Pemerintah pusat beberapa kali memang menurunkan suku bunga untuk para pengusaha dalam negeri, namun hal tersebut tak pernah konsisten mengingat perpolitikan dalam negeri yang suka tak jelas sehingga membuat kebijakan di sektor ekonomi terkena imbasnya juga. Berbeda dengan para pemodal asing, mereka mendapatkan pasokan dana yang besar dari Bank negaranya dengan bunga yang lunak.

Para pemodal asing dari Jerman, Cina, Korea, Jepang dan Amerika yang merebak di Jepara mendirikan pabrik-pabrik di beberapa kecamatan dengan mudah membeli bahan baku produksi berupa kayu log untuk diolah dengan kekuatan modalnya yang besar. Mudahnya mencari bahan baku produksi, berbanding lurus dengan pabrik-pabrik asing mencari tenaga kerja karena pabrik tersebut produksinya lancar, honor mingguan pun ikut aman.

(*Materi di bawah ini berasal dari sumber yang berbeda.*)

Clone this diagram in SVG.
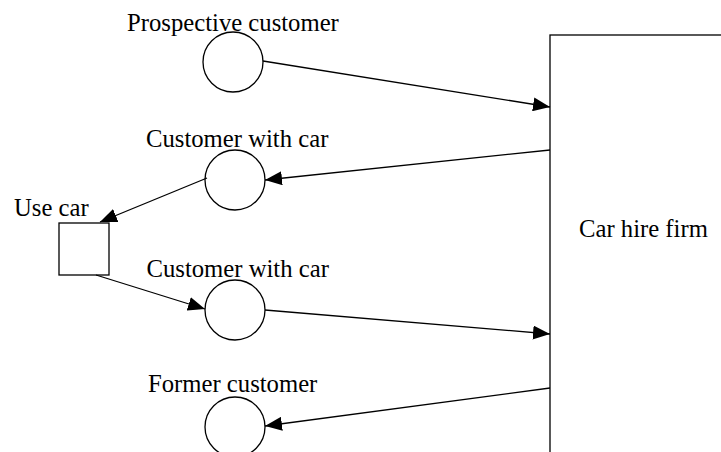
<svg xmlns="http://www.w3.org/2000/svg" width="721" height="452" viewBox="0 0 721 452">
  <style>
    .shape { fill: #ffffff; stroke: #000000; stroke-width: 1.3; }
    .label { font-family: "Liberation Serif", "Times New Roman", serif; font-size: 24.7px; fill: #000000; }
    .flow { fill: none; stroke: #000000; stroke-width: 1.3; marker-end: url(#arrow); }
  </style>
  <defs>
    <marker id="arrow" markerUnits="userSpaceOnUse" markerWidth="17" markerHeight="14" refX="17" refY="7" orient="auto">
      <path d="M0,0 L17,7 L0,14 z" fill="#000000"/>
    </marker>
  </defs>
  <rect width="721" height="452" fill="#ffffff"/>

  <g id="car-hire-firm">
    <rect class="shape" x="550" y="35" width="200" height="440"/>
    <text class="label" x="579" y="237">Car hire firm</text>
  </g>

  <g id="prospective-customer">
    <circle class="shape" cx="233" cy="62" r="30"/>
    <text class="label" x="127" y="31">Prospective customer</text>
  </g>

  <g id="customer-with-car-1">
    <circle class="shape" cx="235" cy="180" r="30"/>
    <text class="label" x="146" y="147">Customer with car</text>
  </g>

  <g id="use-car">
    <rect class="shape" x="59" y="223" width="50" height="52"/>
    <text class="label" x="14" y="216">Use car</text>
  </g>

  <g id="customer-with-car-2">
    <circle class="shape" cx="235" cy="310" r="30"/>
    <text class="label" x="146.5" y="277">Customer with car</text>
  </g>

  <g id="former-customer">
    <circle class="shape" cx="235" cy="427" r="30"/>
    <text class="label" x="148" y="392">Former customer</text>
  </g>

  <g id="connectors">
    <line class="flow" x1="263" y1="61" x2="550" y2="107"/>
    <line class="flow" x1="550" y1="150" x2="265" y2="180"/>
    <line class="flow" x1="207" y1="178" x2="100" y2="222"/>
    <line class="flow" x1="96" y1="275" x2="205" y2="309"/>
    <line class="flow" x1="265" y1="310" x2="550" y2="334"/>
    <line class="flow" x1="550" y1="388" x2="265" y2="426"/>
  </g>
</svg>
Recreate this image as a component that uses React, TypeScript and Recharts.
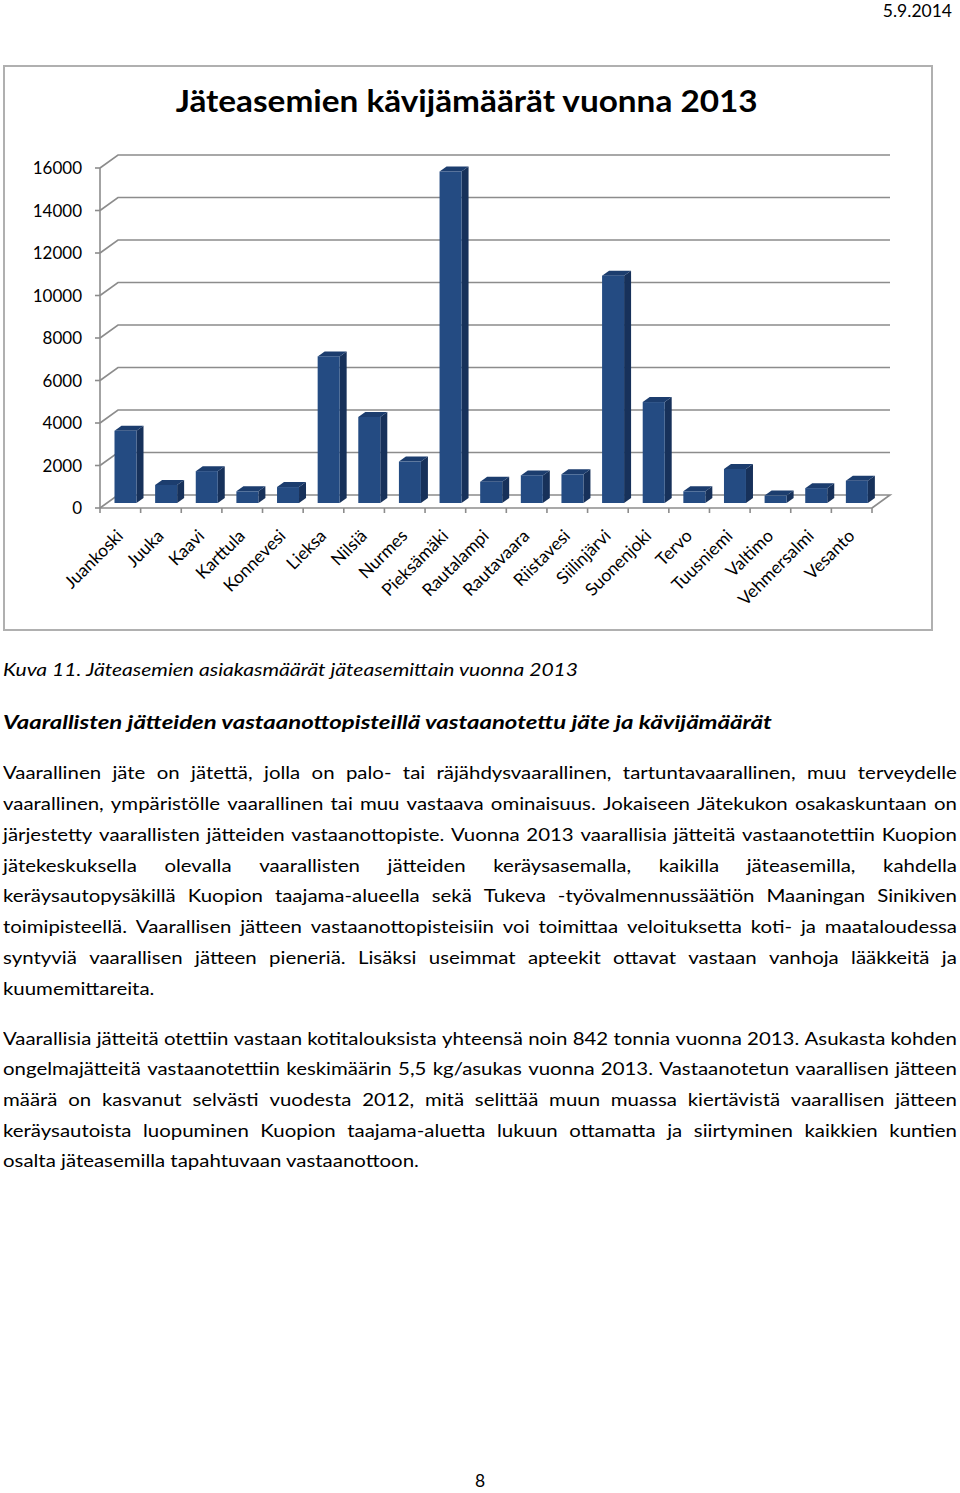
import * as React from 'react';
import { BarChart, Bar, XAxis, YAxis, CartesianGrid } from 'recharts';

const stations = [
  'Juankoski', 'Juuka', 'Kaavi', 'Karttula', 'Konnevesi', 'Lieksa', 'Nilsiä', 'Nurmes',
  'Pieksämäki', 'Rautalampi', 'Rautavaara', 'Riistavesi', 'Siilinjärvi', 'Suonenjoki',
  'Tervo', 'Tuusniemi', 'Valtimo', 'Vehmersalmi', 'Vesanto',
];
const visitors = [
  3400, 850, 1500, 550, 750, 6900, 4050, 1950,
  15600, 1000, 1300, 1350, 10700, 4750,
  550, 1600, 350, 700, 1050,
];
const yTicks = [0, 2000, 4000, 6000, 8000, 10000, 12000, 14000, 16000];

const title = 'Jäteasemien kävijämäärät vuonna 2013';
const caption = 'Kuva 11. Jäteasemien asiakasmäärät jäteasemittain vuonna 2013';
const heading = 'Vaarallisten jätteiden vastaanottopisteillä vastaanotettu jäte ja kävijämäärät';
const para1 = [
  'Vaarallinen jäte on jätettä, jolla on palo- tai räjähdysvaarallinen, tartuntavaarallinen, muu terveydelle',
  'vaarallinen, ympäristölle vaarallinen tai muu vastaava ominaisuus. Jokaiseen Jätekukon osakaskuntaan on',
  'järjestetty vaarallisten jätteiden vastaanottopiste. Vuonna 2013 vaarallisia jätteitä vastaanotettiin Kuopion',
  'jätekeskuksella olevalla vaarallisten jätteiden keräysasemalla, kaikilla jäteasemilla, kahdella',
  'keräysautopysäkillä Kuopion taajama-alueella sekä Tukeva -työvalmennussäätiön Maaningan Sinikiven',
  'toimipisteellä. Vaarallisen jätteen vastaanottopisteisiin voi toimittaa veloituksetta koti- ja maataloudessa',
  'syntyviä vaarallisen jätteen pieneriä. Lisäksi useimmat apteekit ottavat vastaan vanhoja lääkkeitä ja',
  'kuumemittareita.',
];
const para2 = [
  'Vaarallisia jätteitä otettiin vastaan kotitalouksista yhteensä noin 842 tonnia vuonna 2013. Asukasta kohden',
  'ongelmajätteitä vastaanotettiin keskimäärin 5,5 kg/asukas vuonna 2013. Vastaanotetun vaarallisen jätteen',
  'määrä on kasvanut selvästi vuodesta 2012, mitä selittää muun muassa kiertävistä vaarallisen jätteen',
  'keräysautoista luopuminen Kuopion taajama-aluetta lukuun ottamatta ja siirtyminen kaikkien kuntien',
  'osalta jäteasemilla tapahtuvaan vastaanottoon.',
];

const data = stations.map((name, i) => ({ name, value: visitors[i] }));

const FONT = 'Lato, "Open Sans", sans-serif';
const GRID = '#8c8c8c';
const CHART_W = 960;
const CHART_H = 640;
const MARGIN = { top: 168, right: 88, left: 40, bottom: 32 };
const X_AXIS_H = 100;
const PLOT_BOTTOM = CHART_H - MARGIN.bottom - X_AXIS_H;
// depth of the back wall
const DX = 18;
const DY = 13;

const gridLine = (p: any) => {
  const { x1, x2, y1 } = p;
  let d = `M${x1},${y1} L${x1 + DX},${y1 - DY} L${x2 + DX},${y1 - DY}`;
  if (Math.abs(y1 - PLOT_BOTTOM) < 1) d += ` L${x2},${y1}`;
  return <path key={`g-${y1}`} d={d} stroke={GRID} strokeWidth={1.6} fill="none" />;
};

const Bar3D = (props: any) => {
  const { x, y, width, height } = props;
  if (!height || height <= 0) return null;
  const fx = x + 5.5;
  const fy = y - 5;
  const d = 7;
  const e = 5;
  return (
    <g>
      <polygon
        points={`${fx + width},${fy} ${fx + width + d},${fy - e} ${fx + width + d},${fy + height - e} ${fx + width},${fy + height}`}
        fill="#17315a"
      />
      <polygon
        points={`${fx},${fy} ${fx + d},${fy - e} ${fx + width + d},${fy - e} ${fx + width},${fy}`}
        fill="#1c3d6e"
      />
      <rect x={fx} y={fy} width={width} height={height} fill="#244b82" />
    </g>
  );
};

const StationTick = (props: any) => {
  const { x, y, payload, index } = props;
  const half = payload && payload.offset ? payload.offset : 772 / stations.length / 2;
  return (
    <g>
      <line x1={x - half} y1={y} x2={x - half} y2={y + 5} stroke={GRID} strokeWidth={1.6} />
      {index === stations.length - 1 && (
        <line x1={x + half} y1={y} x2={x + half} y2={y + 5} stroke={GRID} strokeWidth={1.6} />
      )}
      <text
        transform={`translate(${x + 4},${y + 29}) rotate(-45)`}
        textAnchor="end"
        fontFamily={FONT}
        fontSize={17.5}
        fill="#000"
      >
        {payload.value}
      </text>
    </g>
  );
};

const TextLine = ({ text, top, justify, scale = 1.2, style }: any) => {
  const base: React.CSSProperties = {
    position: 'absolute',
    left: 3,
    top,
    width: 954 / scale,
    height: 30,
    lineHeight: '30px',
    whiteSpace: 'nowrap',
    fontFamily: FONT,
    fontSize: 17,
    color: '#000',
    transform: `scaleX(${scale})`,
    transformOrigin: 'left center',
    ...style,
  };
  if (!justify) return <div style={base}>{text}</div>;
  return (
    <div style={{ ...base, display: 'flex', justifyContent: 'space-between' }}>
      {text.split(' ').map((w: string, i: number) => (
        <span key={i}>{w}</span>
      ))}
    </div>
  );
};

const App = () => {
  const p1Top = [758, 789, 820, 851, 881, 912, 943, 974];
  const p2Top = [1024, 1054, 1085, 1116, 1146];
  return (
    <div style={{ position: 'absolute', left: 0, top: 0, width: 960, height: 1493, background: '#fff', fontFamily: FONT }}>
      <div style={{ position: 'absolute', right: 8, top: 0, fontSize: 17.5, lineHeight: '22px' }}>5.9.2014</div>

      <div
        style={{
          position: 'absolute',
          left: 3,
          top: 65,
          width: 926,
          height: 562,
          border: '2px solid #b0b0b0',
        }}
      />
      <div
        style={{
          position: 'absolute',
          left: 3,
          top: 80,
          width: 928,
          textAlign: 'center',
          fontSize: 30,
          fontWeight: 700,
          lineHeight: '40px',
          transform: 'scaleX(1.11)',
          transformOrigin: '467px center',
        }}
      >
        {title}
      </div>

      <div style={{ position: 'absolute', left: 0, top: 0 }}>
        <BarChart width={CHART_W} height={CHART_H} data={data} margin={MARGIN} barSize={22}>
          <CartesianGrid vertical={false} horizontal={gridLine} />
          <XAxis
            dataKey="name"
            height={X_AXIS_H}
            interval={0}
            tickLine={false}
            tickSize={0}
            tickMargin={0}
            axisLine={{ stroke: GRID, strokeWidth: 1.6 }}
            tick={<StationTick />}
          />
          <YAxis
            width={60}
            domain={[0, 16000]}
            ticks={yTicks}
            interval={0}
            tickSize={5}
            tickMargin={13}
            axisLine={{ stroke: GRID, strokeWidth: 1.6 }}
            tickLine={{ stroke: GRID, strokeWidth: 1.6 }}
            tick={{ fontSize: 17, fill: '#000', fontFamily: FONT }}
          />
          <Bar dataKey="value" shape={<Bar3D />} isAnimationActive={false} />
        </BarChart>
      </div>

      <TextLine text={caption} top={655} scale={1.24} style={{ fontStyle: 'italic' }} />
      <TextLine text={heading} top={707} scale={1.26} style={{ fontStyle: 'italic', fontWeight: 700, fontSize: 19 }} />
      {para1.map((t, i) => (
        <TextLine key={`a${i}`} text={t} top={p1Top[i]} justify={i < para1.length - 1} />
      ))}
      {para2.map((t, i) => (
        <TextLine key={`b${i}`} text={t} top={p2Top[i]} justify={i < para2.length - 1} />
      ))}

      <div style={{ position: 'absolute', left: 0, width: 960, top: 1470, textAlign: 'center', fontSize: 17.5, lineHeight: '22px' }}>8</div>
    </div>
  );
};

export default App;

Berbeda dengan pabrik-pabrik mebel yang dimiliki orang lokal, kesulitan membeli bahan baku juga berbanding lurus dengan mencari tenaga kerja.

Nah ini bagian paling seru yang ingin saya ceritakan. Modal asing juga banyak menggeser para pemain lokal yang dulunya kelas kakap. Jepara dulu dikenal orangnya yang kaya raya, tajir dengan rumah bertingkat karena banyak orang lokal yang menjadi eksportir. Naas, sekarang posisi mereka hanya menjadi pemain lini kedua, menjadi sub-eksportir di pabrik asing. Nasib para perajin yang dulunya banyak di pabrik-pabrik lokal dan pelosok kampung Bumi Kartini, kini menjadi buruh di pabrik-pabrik asing yang banyak bercokol di Jepara. Para poemasok yang dulunya menjadi juragan kecil di pelosok kampung kini menjadi mandor di pabrik. Semua telah perlahan direkrut oleh pengusaha asing.

Kini, Jepara sedang di gandrungi investor asing yang bergerak di bidang tekstil dan garmen. Lantas, apa yang terjadi di jepara sepuluh tahun kedepan. Apa masih layak kita beri predikat Jepara kota ukir, atau apakah Jepara Masih Kota Ukir?